>> Begin RECORDS SUPPLIED

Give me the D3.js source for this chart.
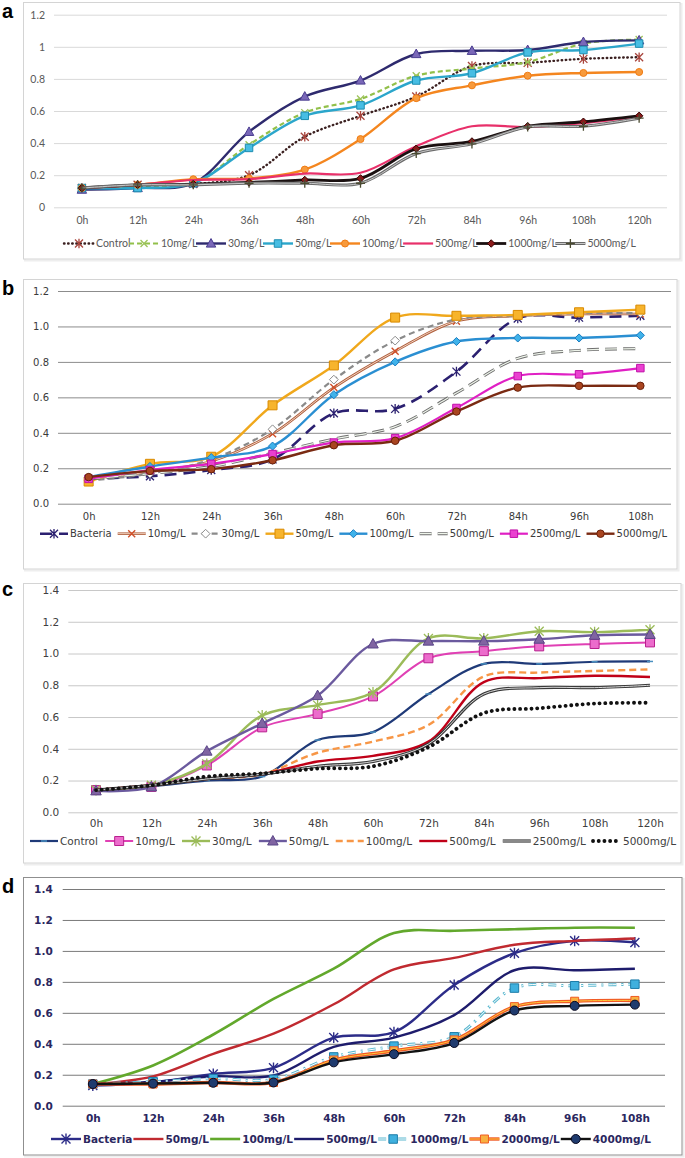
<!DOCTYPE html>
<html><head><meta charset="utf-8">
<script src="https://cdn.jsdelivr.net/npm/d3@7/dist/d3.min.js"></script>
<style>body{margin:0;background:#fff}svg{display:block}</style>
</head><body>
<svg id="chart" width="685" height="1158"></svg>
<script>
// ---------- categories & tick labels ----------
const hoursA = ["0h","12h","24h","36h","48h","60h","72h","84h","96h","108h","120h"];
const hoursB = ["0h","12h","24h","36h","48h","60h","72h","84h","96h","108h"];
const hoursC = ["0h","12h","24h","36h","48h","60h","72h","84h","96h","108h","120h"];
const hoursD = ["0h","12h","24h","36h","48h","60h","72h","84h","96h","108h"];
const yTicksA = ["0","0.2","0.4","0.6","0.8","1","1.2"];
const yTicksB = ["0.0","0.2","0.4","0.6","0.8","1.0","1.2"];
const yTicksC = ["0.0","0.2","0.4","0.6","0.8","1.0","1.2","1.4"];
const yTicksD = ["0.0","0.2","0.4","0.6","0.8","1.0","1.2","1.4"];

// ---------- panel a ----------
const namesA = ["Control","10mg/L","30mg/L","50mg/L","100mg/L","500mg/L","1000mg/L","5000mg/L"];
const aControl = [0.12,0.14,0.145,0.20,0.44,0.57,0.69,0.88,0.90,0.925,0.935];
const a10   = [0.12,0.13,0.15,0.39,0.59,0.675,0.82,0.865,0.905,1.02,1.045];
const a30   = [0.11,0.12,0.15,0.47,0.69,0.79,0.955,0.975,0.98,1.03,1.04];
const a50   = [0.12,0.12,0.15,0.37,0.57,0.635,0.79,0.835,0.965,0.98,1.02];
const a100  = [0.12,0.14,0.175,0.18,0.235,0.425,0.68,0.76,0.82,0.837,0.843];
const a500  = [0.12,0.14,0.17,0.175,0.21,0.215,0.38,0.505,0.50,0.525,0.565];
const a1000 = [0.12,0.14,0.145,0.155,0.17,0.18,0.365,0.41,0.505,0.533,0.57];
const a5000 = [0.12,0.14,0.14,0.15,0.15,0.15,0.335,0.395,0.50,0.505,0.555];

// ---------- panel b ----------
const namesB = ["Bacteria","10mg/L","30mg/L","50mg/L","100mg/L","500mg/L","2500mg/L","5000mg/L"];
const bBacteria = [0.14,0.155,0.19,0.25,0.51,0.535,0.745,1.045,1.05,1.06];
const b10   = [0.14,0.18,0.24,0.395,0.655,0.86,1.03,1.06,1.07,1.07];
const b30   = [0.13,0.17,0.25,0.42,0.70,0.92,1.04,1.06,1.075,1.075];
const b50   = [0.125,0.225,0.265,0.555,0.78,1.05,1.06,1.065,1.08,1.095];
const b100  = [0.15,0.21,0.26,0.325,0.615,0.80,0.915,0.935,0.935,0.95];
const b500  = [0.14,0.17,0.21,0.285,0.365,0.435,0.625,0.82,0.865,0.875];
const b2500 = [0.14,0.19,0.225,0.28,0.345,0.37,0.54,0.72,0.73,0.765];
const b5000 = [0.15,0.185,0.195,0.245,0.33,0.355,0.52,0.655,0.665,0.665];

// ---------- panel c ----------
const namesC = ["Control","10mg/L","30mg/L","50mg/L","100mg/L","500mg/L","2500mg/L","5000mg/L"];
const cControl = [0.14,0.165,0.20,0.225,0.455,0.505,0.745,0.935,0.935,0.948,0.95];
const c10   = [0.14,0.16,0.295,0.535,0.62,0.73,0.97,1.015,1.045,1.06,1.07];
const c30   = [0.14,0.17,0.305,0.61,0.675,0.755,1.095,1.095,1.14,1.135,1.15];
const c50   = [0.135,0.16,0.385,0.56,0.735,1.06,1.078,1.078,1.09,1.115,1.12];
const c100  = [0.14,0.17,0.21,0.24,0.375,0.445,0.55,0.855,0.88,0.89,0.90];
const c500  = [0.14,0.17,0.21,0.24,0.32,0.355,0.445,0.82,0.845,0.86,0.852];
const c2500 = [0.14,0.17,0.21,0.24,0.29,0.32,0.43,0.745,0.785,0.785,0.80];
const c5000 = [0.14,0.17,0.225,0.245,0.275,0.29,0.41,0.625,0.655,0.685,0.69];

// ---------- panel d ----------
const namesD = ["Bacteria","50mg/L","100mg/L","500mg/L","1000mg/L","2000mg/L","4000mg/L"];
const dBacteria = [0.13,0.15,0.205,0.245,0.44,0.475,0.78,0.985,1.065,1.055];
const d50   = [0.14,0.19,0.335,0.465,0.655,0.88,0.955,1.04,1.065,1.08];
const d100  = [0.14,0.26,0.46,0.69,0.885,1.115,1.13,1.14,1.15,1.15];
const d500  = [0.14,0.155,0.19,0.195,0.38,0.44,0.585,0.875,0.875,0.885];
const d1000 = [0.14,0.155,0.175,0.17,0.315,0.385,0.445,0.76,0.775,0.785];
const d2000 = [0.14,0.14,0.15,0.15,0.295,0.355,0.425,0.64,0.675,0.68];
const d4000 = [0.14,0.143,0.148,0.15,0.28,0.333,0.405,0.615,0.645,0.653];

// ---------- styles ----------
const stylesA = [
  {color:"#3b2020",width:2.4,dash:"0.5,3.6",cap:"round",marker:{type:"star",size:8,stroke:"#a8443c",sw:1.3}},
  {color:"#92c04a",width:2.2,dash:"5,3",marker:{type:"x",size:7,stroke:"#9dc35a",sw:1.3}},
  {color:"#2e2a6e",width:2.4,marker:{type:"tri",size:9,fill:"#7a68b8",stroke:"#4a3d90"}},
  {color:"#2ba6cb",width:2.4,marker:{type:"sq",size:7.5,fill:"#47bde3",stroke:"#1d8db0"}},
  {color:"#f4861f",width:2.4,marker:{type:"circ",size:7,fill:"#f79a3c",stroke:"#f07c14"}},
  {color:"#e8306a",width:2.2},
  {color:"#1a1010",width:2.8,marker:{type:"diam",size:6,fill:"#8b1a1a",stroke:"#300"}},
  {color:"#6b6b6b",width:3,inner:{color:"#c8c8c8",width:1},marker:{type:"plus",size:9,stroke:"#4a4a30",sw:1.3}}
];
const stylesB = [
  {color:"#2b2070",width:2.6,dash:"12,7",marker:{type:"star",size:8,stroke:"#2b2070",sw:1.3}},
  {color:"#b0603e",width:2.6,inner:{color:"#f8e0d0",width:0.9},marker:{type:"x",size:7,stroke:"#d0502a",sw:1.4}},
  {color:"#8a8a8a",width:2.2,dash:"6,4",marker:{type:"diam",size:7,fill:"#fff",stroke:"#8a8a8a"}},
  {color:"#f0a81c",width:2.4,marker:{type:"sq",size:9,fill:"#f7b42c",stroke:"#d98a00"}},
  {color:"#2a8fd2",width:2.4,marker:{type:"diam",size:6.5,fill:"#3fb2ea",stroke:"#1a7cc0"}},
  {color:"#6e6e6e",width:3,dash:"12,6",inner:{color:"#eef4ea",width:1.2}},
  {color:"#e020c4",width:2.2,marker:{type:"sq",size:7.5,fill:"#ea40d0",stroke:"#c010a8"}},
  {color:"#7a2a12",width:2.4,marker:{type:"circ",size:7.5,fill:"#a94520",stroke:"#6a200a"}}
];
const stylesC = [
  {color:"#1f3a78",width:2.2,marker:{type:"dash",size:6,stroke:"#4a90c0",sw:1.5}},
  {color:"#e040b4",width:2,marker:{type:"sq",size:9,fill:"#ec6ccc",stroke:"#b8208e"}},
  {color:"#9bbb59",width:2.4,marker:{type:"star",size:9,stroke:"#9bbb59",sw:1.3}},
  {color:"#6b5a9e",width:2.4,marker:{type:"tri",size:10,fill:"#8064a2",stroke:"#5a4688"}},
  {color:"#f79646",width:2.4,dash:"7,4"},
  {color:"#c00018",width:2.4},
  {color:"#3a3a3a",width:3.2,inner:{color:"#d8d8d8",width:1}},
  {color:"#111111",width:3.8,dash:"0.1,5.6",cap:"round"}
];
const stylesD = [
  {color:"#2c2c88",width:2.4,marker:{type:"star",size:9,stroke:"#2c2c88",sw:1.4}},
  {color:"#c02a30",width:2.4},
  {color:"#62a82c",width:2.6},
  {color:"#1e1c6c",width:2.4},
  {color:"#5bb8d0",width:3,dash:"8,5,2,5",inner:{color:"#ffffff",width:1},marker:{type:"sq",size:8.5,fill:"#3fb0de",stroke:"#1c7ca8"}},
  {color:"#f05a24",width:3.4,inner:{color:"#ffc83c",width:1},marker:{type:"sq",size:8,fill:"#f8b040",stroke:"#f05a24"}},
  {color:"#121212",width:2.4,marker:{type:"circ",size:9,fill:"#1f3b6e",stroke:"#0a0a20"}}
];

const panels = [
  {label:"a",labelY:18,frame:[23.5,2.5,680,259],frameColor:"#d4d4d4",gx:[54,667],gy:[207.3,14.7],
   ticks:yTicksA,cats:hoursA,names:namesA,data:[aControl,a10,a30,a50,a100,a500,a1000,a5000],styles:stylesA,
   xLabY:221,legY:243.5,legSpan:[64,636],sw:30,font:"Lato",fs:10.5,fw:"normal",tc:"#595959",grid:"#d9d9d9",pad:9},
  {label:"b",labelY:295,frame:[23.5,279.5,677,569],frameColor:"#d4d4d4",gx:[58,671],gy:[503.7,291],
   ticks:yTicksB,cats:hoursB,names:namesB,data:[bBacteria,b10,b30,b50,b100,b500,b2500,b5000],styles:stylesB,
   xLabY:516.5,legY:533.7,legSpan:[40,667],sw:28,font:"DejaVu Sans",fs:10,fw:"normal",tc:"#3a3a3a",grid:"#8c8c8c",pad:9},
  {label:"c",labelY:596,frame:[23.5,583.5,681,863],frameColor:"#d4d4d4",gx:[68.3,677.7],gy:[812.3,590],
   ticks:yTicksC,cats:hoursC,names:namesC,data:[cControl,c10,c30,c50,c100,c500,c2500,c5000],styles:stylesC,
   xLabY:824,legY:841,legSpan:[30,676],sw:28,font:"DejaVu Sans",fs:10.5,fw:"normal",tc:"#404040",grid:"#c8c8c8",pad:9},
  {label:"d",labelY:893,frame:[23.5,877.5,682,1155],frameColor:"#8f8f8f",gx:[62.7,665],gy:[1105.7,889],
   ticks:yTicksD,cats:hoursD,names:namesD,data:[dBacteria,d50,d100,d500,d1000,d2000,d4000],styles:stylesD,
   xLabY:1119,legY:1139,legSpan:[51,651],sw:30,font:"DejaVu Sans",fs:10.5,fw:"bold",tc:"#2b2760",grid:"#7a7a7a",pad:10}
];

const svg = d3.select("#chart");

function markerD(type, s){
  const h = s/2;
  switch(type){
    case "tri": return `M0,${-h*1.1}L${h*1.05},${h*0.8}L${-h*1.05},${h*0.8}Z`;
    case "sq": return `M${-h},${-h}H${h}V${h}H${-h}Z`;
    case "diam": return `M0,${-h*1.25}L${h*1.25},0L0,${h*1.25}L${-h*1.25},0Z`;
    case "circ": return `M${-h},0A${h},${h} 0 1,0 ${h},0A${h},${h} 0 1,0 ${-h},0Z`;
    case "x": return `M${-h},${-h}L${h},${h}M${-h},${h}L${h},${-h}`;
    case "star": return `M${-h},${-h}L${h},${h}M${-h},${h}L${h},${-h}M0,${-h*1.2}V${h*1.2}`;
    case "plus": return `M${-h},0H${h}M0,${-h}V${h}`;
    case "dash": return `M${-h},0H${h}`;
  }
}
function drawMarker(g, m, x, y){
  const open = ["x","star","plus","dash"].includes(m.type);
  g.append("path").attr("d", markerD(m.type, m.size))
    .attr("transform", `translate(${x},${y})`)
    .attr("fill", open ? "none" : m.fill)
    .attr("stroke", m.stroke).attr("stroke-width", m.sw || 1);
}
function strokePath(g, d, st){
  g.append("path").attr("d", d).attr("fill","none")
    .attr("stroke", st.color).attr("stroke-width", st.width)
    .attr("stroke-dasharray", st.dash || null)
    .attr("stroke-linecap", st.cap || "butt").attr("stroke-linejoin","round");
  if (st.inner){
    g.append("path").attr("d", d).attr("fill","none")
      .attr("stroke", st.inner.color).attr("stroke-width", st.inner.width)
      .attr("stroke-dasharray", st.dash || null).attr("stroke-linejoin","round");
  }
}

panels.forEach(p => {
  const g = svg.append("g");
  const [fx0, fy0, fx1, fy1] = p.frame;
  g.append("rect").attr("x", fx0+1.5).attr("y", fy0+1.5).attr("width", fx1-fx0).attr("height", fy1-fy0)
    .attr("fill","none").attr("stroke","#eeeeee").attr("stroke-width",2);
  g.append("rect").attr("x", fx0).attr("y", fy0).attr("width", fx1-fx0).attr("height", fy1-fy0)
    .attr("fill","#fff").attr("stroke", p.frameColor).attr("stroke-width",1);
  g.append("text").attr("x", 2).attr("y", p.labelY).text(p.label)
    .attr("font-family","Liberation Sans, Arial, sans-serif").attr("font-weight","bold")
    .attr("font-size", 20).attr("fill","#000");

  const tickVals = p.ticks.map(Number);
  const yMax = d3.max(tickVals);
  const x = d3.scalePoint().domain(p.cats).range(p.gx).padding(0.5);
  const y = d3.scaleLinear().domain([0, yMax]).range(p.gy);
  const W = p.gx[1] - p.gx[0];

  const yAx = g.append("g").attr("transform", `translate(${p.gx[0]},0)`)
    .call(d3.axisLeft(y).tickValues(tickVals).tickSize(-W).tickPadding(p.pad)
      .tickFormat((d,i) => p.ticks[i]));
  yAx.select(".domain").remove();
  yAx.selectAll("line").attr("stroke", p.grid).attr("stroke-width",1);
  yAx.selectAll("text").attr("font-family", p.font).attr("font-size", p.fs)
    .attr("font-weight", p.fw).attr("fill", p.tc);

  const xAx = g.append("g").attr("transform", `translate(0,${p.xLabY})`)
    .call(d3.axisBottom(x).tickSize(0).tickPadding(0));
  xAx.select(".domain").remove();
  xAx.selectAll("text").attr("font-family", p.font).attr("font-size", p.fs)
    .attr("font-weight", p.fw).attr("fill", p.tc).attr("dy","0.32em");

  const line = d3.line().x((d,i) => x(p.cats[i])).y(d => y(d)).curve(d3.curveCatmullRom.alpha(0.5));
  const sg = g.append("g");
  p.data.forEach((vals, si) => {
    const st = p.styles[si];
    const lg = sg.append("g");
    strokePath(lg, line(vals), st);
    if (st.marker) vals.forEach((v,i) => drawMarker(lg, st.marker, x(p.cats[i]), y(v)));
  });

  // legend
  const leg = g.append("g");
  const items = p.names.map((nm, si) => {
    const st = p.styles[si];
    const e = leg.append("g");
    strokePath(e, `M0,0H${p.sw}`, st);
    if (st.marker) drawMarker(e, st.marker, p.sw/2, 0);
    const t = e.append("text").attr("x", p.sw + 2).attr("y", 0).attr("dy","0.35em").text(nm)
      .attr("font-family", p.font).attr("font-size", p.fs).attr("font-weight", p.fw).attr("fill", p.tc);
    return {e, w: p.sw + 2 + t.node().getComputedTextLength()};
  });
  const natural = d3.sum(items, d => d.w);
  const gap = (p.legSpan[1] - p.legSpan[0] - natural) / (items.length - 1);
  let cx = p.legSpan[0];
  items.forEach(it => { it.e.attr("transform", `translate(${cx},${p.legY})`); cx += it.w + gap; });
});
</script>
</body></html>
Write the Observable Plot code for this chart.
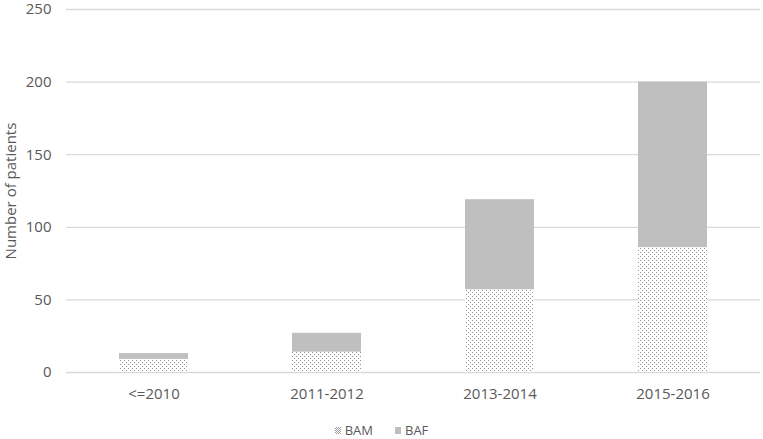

>> End RECORDS SUPPLIED

■ SET EXERCISE
Copy each line of the listing that contains the string "chart".

■ EXERCISE RESPONSE
Give me the D3.js source for this chart.
<svg id="chart" width="685" height="1158"></svg>
const svg = d3.select("#chart");
Write the Observable Plot code for this chart.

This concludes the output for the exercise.